Final Engineering Prototype (FEP)
This is a refined version of the previous build using molded parts. It'll be a functional sellable product, including all features, functionality, deco and packaging, again, built by trained engineers. These parts can now be used to populate sales efforts such as trade shows if needed in low volume.
Pilot Production (PP)
The final stage before full production is the conversion from FEP to a product built on an assembly line by factory workers.
Quality Control (QC)
One final very important part of the process is making sure the product will stand up to everyday use. These tests are comprised of somewhat extreme use case scenarios to make sure the product will last under duress and repetitive use. These tests are often particularly stringent when toys are involved.
Sales and Marketing
By this point in the product cycle, the sales and marketing machine should've been in full swing for quite some time. Sales staff and marketing teams will further support their effort with the new and improved molded products to seal deals and create new campaigns and ideas. Trade shows will be attended, television commercials created, social media programs populated, along with coordinating promotions and launch events.

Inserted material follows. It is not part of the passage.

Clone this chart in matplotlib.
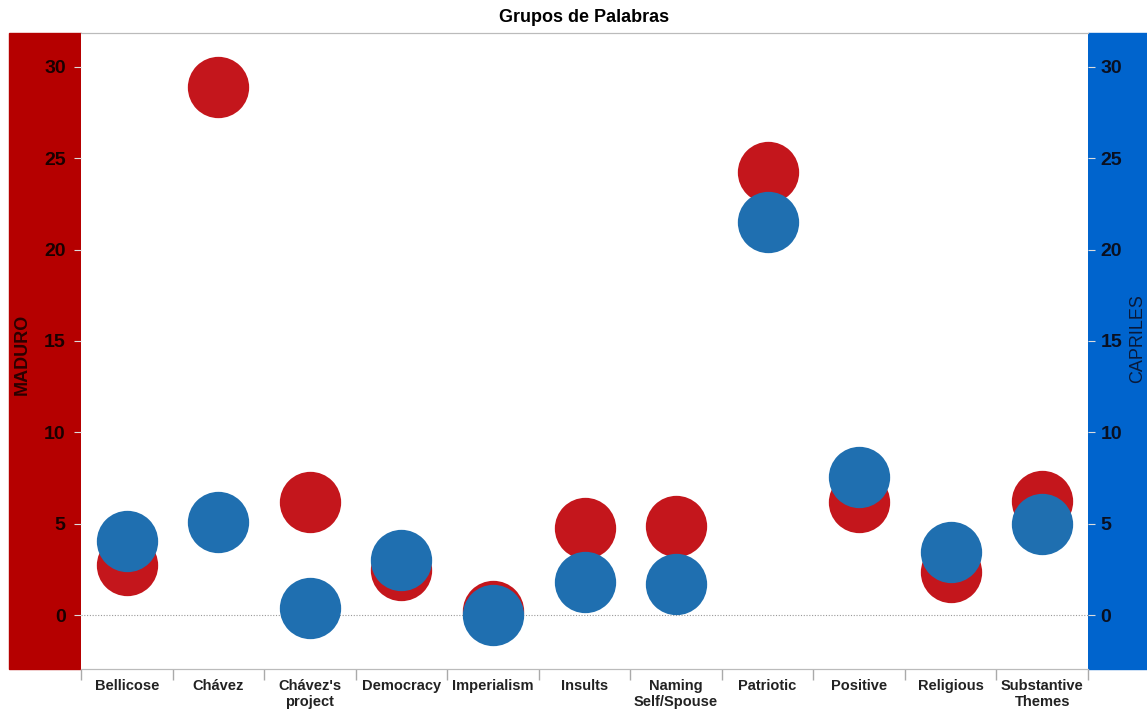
import matplotlib.pyplot as plt
from matplotlib.patches import Rectangle

categories = ["Bellicose", "Chávez", "Chávez's\nproject", "Democracy", "Imperialism",
              "Insults", "Naming\nSelf/Spouse", "Patriotic", "Positive", "Religious",
              "Substantive\nThemes"]
maduro = [2.75, 28.9, 6.2, 2.45, 0.25, 4.75, 4.9, 24.25, 6.2, 2.35, 6.25]
capriles = [4.05, 5.1, 0.4, 3.0, 0.0, 1.8, 1.7, 21.5, 7.55, 3.45, 5.0]
yticks = [0, 5, 10, 15, 20, 25, 30]

RED_BAND = "#B50000"
BLUE_BAND = "#0064CD"
RED_DOT = "#C4161C"
BLUE_DOT = "#1F6FB0"

W, H = 1147, 710
fig = plt.figure(figsize=(W / 100, H / 100), dpi=100)
plt.rcParams["font.family"] = ["Liberation Sans", "DejaVu Sans"]

left, right, top, bottom = 81, 1088, 33, 669
ax = fig.add_axes([left / W, 1 - bottom / H, (right - left) / W, (bottom - top) / H])
ax.set_zorder(1)

# coloured bands behind the y axes
fig.patches.append(Rectangle((9 / W, 1 - bottom / H), (left - 9) / W, (bottom - top) / H,
                             transform=fig.transFigure, color=RED_BAND, zorder=0))
fig.patches.append(Rectangle((right / W, 1 - bottom / H), (W - right) / W, (bottom - top) / H,
                             transform=fig.transFigure, color=BLUE_BAND, zorder=0))

x = list(range(len(categories)))
ax.axhline(0, color="#999999", linestyle=(0, (1, 1.5)), linewidth=0.8, zorder=1)
ax.scatter(x, maduro, s=1950, color=RED_DOT, linewidths=0, zorder=2)
ax.scatter(x, capriles, s=1950, color=BLUE_DOT, linewidths=0, zorder=3)

ax.set_xlim(-0.5, len(categories) - 0.5)
ax.set_ylim(-2.95, 31.85)
ax.set_yticks(yticks)
ax.set_yticklabels([str(t) for t in yticks], fontsize=14, fontweight="bold", color="#1a0000")
ax.tick_params(axis="y", length=5, color="#dddddd", pad=6)

ax.set_xticks(x)
ax.set_xticklabels(categories, fontsize=10.5, fontweight="bold", color="#222222",
                   linespacing=1.2, va="top")
ax.tick_params(axis="x", length=0, pad=7)
ax.set_xticks([i - 0.5 for i in range(len(categories) + 1)], minor=True)
ax.tick_params(axis="x", which="minor", length=8, color="#aaaaaa", width=1)

ax2 = ax.twinx()
ax2.set_zorder(2)
ax2.patch.set_visible(False)
ax2.set_ylim(ax.get_ylim())
ax2.set_yticks(yticks)
ax2.set_yticklabels([str(t) for t in yticks], fontsize=14, fontweight="bold", color="#0a1020")
ax2.tick_params(axis="y", length=5, color="#dddddd", pad=4)

for a in (ax, ax2):
    for side in ("left", "right"):
        a.spines[side].set_visible(False)
    a.spines["top"].set_color("#bbbbbb")
    a.spines["bottom"].set_color("#bbbbbb")

fig.text(22 / W, 1 - 354 / H, "MADURO", rotation=90, ha="center", va="center",
         fontsize=13, fontweight="bold", color="#2a0000")
fig.text(1138 / W, 1 - 339 / H, "CAPRILES", rotation=90, ha="center", va="center",
         fontsize=13, color="#0a1a3a")
fig.text(584 / W, 1 - 17 / H, "Grupos de Palabras", ha="center", va="center",
         fontsize=13, fontweight="bold")

fig.savefig("out.png", dpi=100)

What’s Next for the Designer?
By this time of the year, the designers will have followed their design or several designs all the way to production. They may attend some of the trade shows to seek feedback to improve and inform future products, but their main task is to start all over again with next year’s ideas and products!
We've now covered all aspects of the design process from the initial high level strategic documents, through sketching, illustration and elevation to CAD and, now, the factory. We covered many skill sets, people and software packages as we brought a product from blank white page to the shelf and into the consumer's home.